Building a website that does what it’s supposed to is a different bunch of bananas – not just any monkey can do it. There’s more to developing a site than simply slapping together some code and hacking in some images and copy.
A good website is designed to be easy to use and to facilitate conversions. This basically means that content, design and code all need to work together seamlessly to give your users what they need and to push your bottom line.
So here’s the major problem with developing corporate websites in-house. The people sitting down and designing the company website are not web people. Think about it: people with a burning passion for web end up working for web companies. They don’t apply for positions at their local corporate entity. Yes, there are the occasional exceptions to this rule, but nine times out of ten it’s bankable.
“But,” you might say, “my IT guys are good at what they do, in fact, they did all of this web stuff in college and they know a hell of a lot more about serious programming than you do. So where do you get off telling me that using them to build my corporate website is a bad idea?”
Well, it’s like this: web design and development is not an exact science. The technologies are constantly shifting, as are the methodologies we use to obtain conversions. What were great ideas three years ago are often fatally flawed today. So, while it’s completely plausible to have your IT team develop your site, there’s an excellent chance that they will not be abreast with current coding methodologies and best practices.
To illustrate the point, I’ll tell you a little about my last corporate client. I was hired to develop content for the company on a freelance basis. Every month I was required to develop copy relevant to their industry for two online magazines. To be honest, it was a fairly good gig. I could choose my topics within reason and the team I was working with was generally quite helpful.

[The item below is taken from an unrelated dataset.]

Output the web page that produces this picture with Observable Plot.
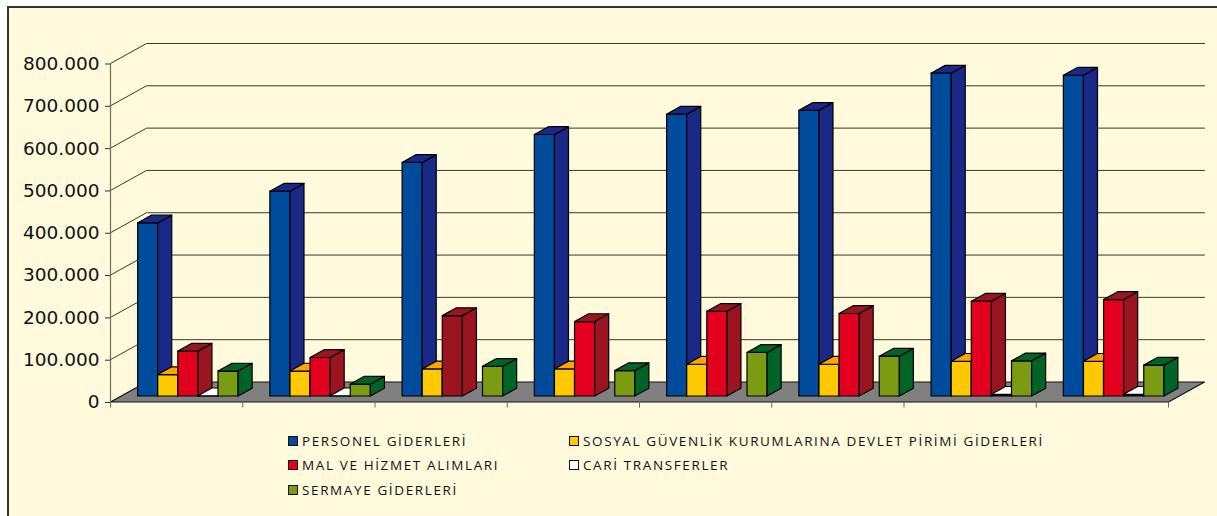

When I accepted the job, I had a look at their offering. The analytics looked promising at a glance and the service they were providing was one was one which is always in high demand. On the surface the project looked like a surefire success, but there were some pretty serious flaws in the strategy.
Let me explain:
The company had decided to target their services to a number of niche markets based on a content model marketing strategy. To service these markets they built one underlying template on a content management system known for its cumbersome, bloated and difficult-to use publishing workflow, then they deployed the system over sixty different domains.
All sixty sites were rolled out at the same time without much difference in their design or offering. Now, while I was working on the project I was writing about twenty-five articles per month to be published on two of the most promising sites. I was the only writer working on the project, so the other fifty-eight sites were left to languish without fresh content for the period of my engagement in the project.

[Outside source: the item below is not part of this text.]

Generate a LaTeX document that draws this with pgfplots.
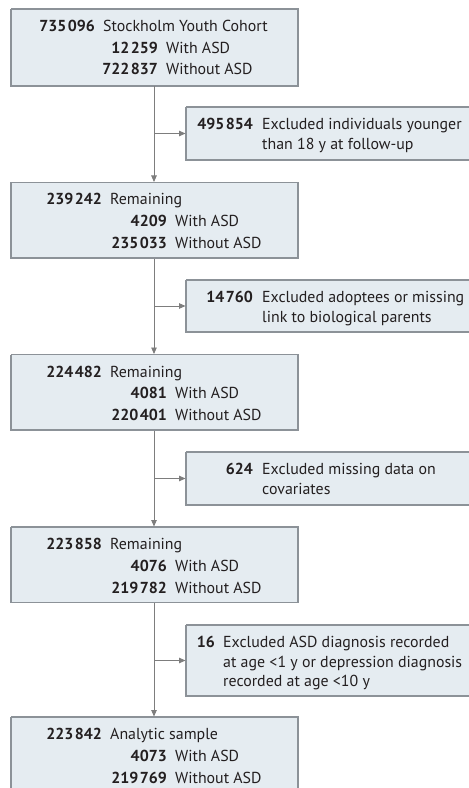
\documentclass[border=0pt]{standalone}
\usepackage{pgfplots}
\pgfplotsset{compat=1.18}
\usepackage{fontspec}
\setmainfont{PT Sans}
\usetikzlibrary{arrows.meta}
\definecolor{boxfill}{RGB}{229,236,241}
\definecolor{boxdraw}{RGB}{140,146,152}
\definecolor{arrowcol}{RGB}{125,125,125}
\definecolor{txt}{RGB}{35,31,32}
\newcommand{\ts}{\hspace{1.4bp}}
% number end x, text start x, baseline y, number, text
\newcommand{\nt}[5]{%
  \node[anchor=base east, inner sep=0pt, text=txt] at (axis cs:#1,#3) {\bfseries #4};
  \node[anchor=base west, inner sep=0pt, text=txt] at (axis cs:#2,#3) {#5};}
\newcommand{\tx}[3]{%
  \node[anchor=base west, inner sep=0pt, text=txt] at (axis cs:#1,#2) {#3};}
\begin{document}
\fontsize{15.9bp}{19bp}\selectfont
\begin{tikzpicture}
\begin{axis}[
  name=ax,
  scale only axis, width=469bp, height=788bp,
  xmin=0, xmax=469, ymin=0, ymax=788, y dir=reverse,
  axis lines=none, xtick=\empty, ytick=\empty,
  clip=true,
]
% main boxes
\addplot[draw=boxdraw, fill=boxfill, line width=1.1bp] coordinates {(11,9) (298,9) (298,86) (11,86) (11,9)};
\addplot[draw=boxdraw, fill=boxfill, line width=1.1bp] coordinates {(11,182.5) (298,182.5) (298,258) (11,258) (11,182.5)};
\addplot[draw=boxdraw, fill=boxfill, line width=1.1bp] coordinates {(11,354.5) (298,354.5) (298,430) (11,430) (11,354.5)};
\addplot[draw=boxdraw, fill=boxfill, line width=1.1bp] coordinates {(11,527) (298,527) (298,602.5) (11,602.5) (11,527)};
\addplot[draw=boxdraw, fill=boxfill, line width=1.1bp] coordinates {(11,717) (298,717) (298,800) (11,800) (11,717)};
% exclusion boxes
\addplot[draw=boxdraw, fill=boxfill, line width=1.1bp] coordinates {(186,107) (480,107) (480,160) (186,160) (186,107)};
\addplot[draw=boxdraw, fill=boxfill, line width=1.1bp] coordinates {(186,280) (480,280) (480,332) (186,332) (186,280)};
\addplot[draw=boxdraw, fill=boxfill, line width=1.1bp] coordinates {(186,452) (480,452) (480,505) (186,505) (186,452)};
\addplot[draw=boxdraw, fill=boxfill, line width=1.1bp] coordinates {(186,625) (480,625) (480,696) (186,696) (186,625)};
% vertical arrows
\addplot[arrowcol, line width=0.9bp, -{Triangle[width=5.5bp,length=6.5bp]}] coordinates {(154,86.5) (154,182)};
\addplot[arrowcol, line width=0.9bp, -{Triangle[width=5.5bp,length=6.5bp]}] coordinates {(154,258.5) (154,354)};
\addplot[arrowcol, line width=0.9bp, -{Triangle[width=5.5bp,length=6.5bp]}] coordinates {(154,430.5) (154,526.5)};
\addplot[arrowcol, line width=0.9bp, -{Triangle[width=5.5bp,length=6.5bp]}] coordinates {(154,603) (154,716.5)};
% branch arrows
\addplot[arrowcol, line width=0.9bp, -{Triangle[width=5.5bp,length=6.5bp]}] coordinates {(154,133.5) (185.5,133.5)};
\addplot[arrowcol, line width=0.9bp, -{Triangle[width=5.5bp,length=6.5bp]}] coordinates {(154,306) (185.5,306)};
\addplot[arrowcol, line width=0.9bp, -{Triangle[width=5.5bp,length=6.5bp]}] coordinates {(154,478.5) (185.5,478.5)};
\addplot[arrowcol, line width=0.9bp, -{Triangle[width=5.5bp,length=6.5bp]}] coordinates {(154,660.5) (185.5,660.5)};
% box 1
\nt{95}{103}{31.5}{735\ts096}{Stockholm Youth Cohort}
\nt{158}{166}{53.3}{12\ts259}{With ASD}
\nt{158}{166}{75}{722\ts837}{Without ASD}
% box 2
\nt{102}{110}{205}{239\ts242}{Remaining}
\nt{167}{175}{226.8}{4209}{With ASD}
\nt{167}{175}{248.5}{235\ts033}{Without ASD}
% box 3
\nt{102}{110}{377}{224\ts482}{Remaining}
\nt{167}{175}{398.8}{4081}{With ASD}
\nt{167}{175}{420.5}{220\ts401}{Without ASD}
% box 4
\nt{102}{110}{549.5}{223\ts858}{Remaining}
\nt{167}{175}{571.3}{4076}{With ASD}
\nt{167}{175}{593}{219\ts782}{Without ASD}
% box 5
\nt{102}{110}{739.5}{223\ts842}{Analytic sample}
\nt{167}{175}{761.3}{4073}{With ASD}
\nt{167}{175}{783}{219\ts769}{Without ASD}
% exclusion 1
\nt{253}{262}{130}{495\ts854}{Excluded individuals younger}
\tx{262}{149.2}{than 18 y at follow-up}
% exclusion 2
\nt{253}{262}{302.8}{14\ts760}{Excluded adoptees or missing}
\tx{262}{322}{link to biological parents}
% exclusion 3
\nt{253}{262}{474.8}{624}{Excluded missing data on}
\tx{262}{494}{covariates}
% exclusion 4
\nt{215}{223}{647.8}{16}{Excluded ASD diagnosis recorded}
\tx{223}{667}{at age <1 y or depression diagnosis}
\tx{223}{686.2}{recorded at age <10 y}
\end{axis}
\pgfresetboundingbox
\path[use as bounding box] (ax.south west) rectangle (ax.north east);
\end{tikzpicture}
\end{document}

Needless to say, the project started to tank quite quickly. The sites without fresh content experienced abysmal traffic and conversion rates were horrible.
If you’ve ever been involved in a project which was not performing to its true potential, you’ll know how disheartening the experience can be. In an effort to avert the project’s inevitable crash, I sat down with Greg, our developer, and went through the offering’s code, usability and persuasion architecture.
The code was a nightmare. The sites had been developed using archaic coding practices and, when we plugged the sites into the W3C Validator, we encounted over two-hundred errors on the home page alone. When we looked a little deeper we also found flagrant bad-practices on the SEO front, including keyword stuffing and terrible linking practices.
Usability wasn’t much better. Information was fragmented and difficult to access from the primary navigation structure. The project’s primary tools were cumbersome, difficult-to-use and downright frustrating. To make matters worse, the site was targeted at two specific user groups with very different usability requirements. Instead of creating targeted user groups, the company had decided to give all users access to all of the tools which made using the site an incredibly daunting process.
As far as this project was concerned, persuasion architecture was a concept that either didn’t exist or was a tool used by amorous architects.
After our in-depth assessment of the project, I presented our findings to the company. Our suggestions were radical. We wanted the plethora of sites consolidated into one targeted offering. Our rational for this was simple: bring your content requirements down to sustainable levels and reap the SEO benefits of an agile, well thought-out site.
We wanted the code of the site aligned to current standards levels and we wanted the usability issues addressed throughout the offering.
We wanted the publishing process to be streamlined and largely automated.
We also proposed a long-term strategy to develop key differentiators to enable the project to succeed in a highly competitive market.
To say that the meeting was a disaster would be somewhat of an understatement. I ended up having to listen to people justify their poor decisions, strategy and development using arguments which only made sense if you had no understanding of the medium.
In all fairness, I understand their position. They were sitting in a meeting with their boss and some know-it-all-kid who was telling them that they had spent a year developing a turd which would never take a polish.
In a situation like that there’s bound to be a fair amount of arse-covering.
However, when you start to look at in-house the costs involved in a project like this the mind starts to boggle. I have no idea how many people were employed to make the project happen, but I dealt with three individuals on the content side of things. On the marketing side there were another two. I know that there were at least two people involved in the development of the site too. I never met any designers but there must have been at least one. Even if each of these individuals earned an entry level salary of R7000 a month, which I doubt based on the number of iPhones witnessed in each meeting, you’ve got a base operating cost of R56 000.00 per month. That figure doesn’t even consider Freelance rates or any actual marketing or maintenance costs.
When you start to realise that the end result could politely be called a white elephant; that my estimates on running the entire project are on the extremely low side, and that developing the site properly, the first time around, would have cost a fraction of the total running costs for a year, you start to understand why in-house development is a bad idea.
What compounds the problem even more is that the holding company has identified the digital realm as an arena crucial to its continued growth. That means that they are going to have to deploy a strategy and site offering that works in the future. In the interim, they’ve wasted a year and a hefty chunk of change trying to break into a highly competitive market.
We now have to ask ourselves if the people who developed the offerings are the ones to blame for this monstrosity. In my honest opinion, without knowing the full dynamics of the situation, they’re not. Here’s why: The success of any project depends on the skills, competencies and experience of the people involved in the project.
So, in the case of the developers, they could obviously code but were not up to speed on the differences between good web code and bad code. With one experienced web coder on board, the site could have easily been developed according to best-practices. The same thing goes for the niche strategy, if one person on the team knew what constituted an agile and sustainable digital strategy and how the users of a site need to be treated to get them to engage, the project would have had a much higher chance of success.
I guess what I’m trying to say is this: if you want something done properly, hire people who know what they’re doing. If you insist on utilising in-house skills to develop your site, think about hiring a consultant to guide the project instead of expecting your current staff to magically develop skills that take years to cultivate.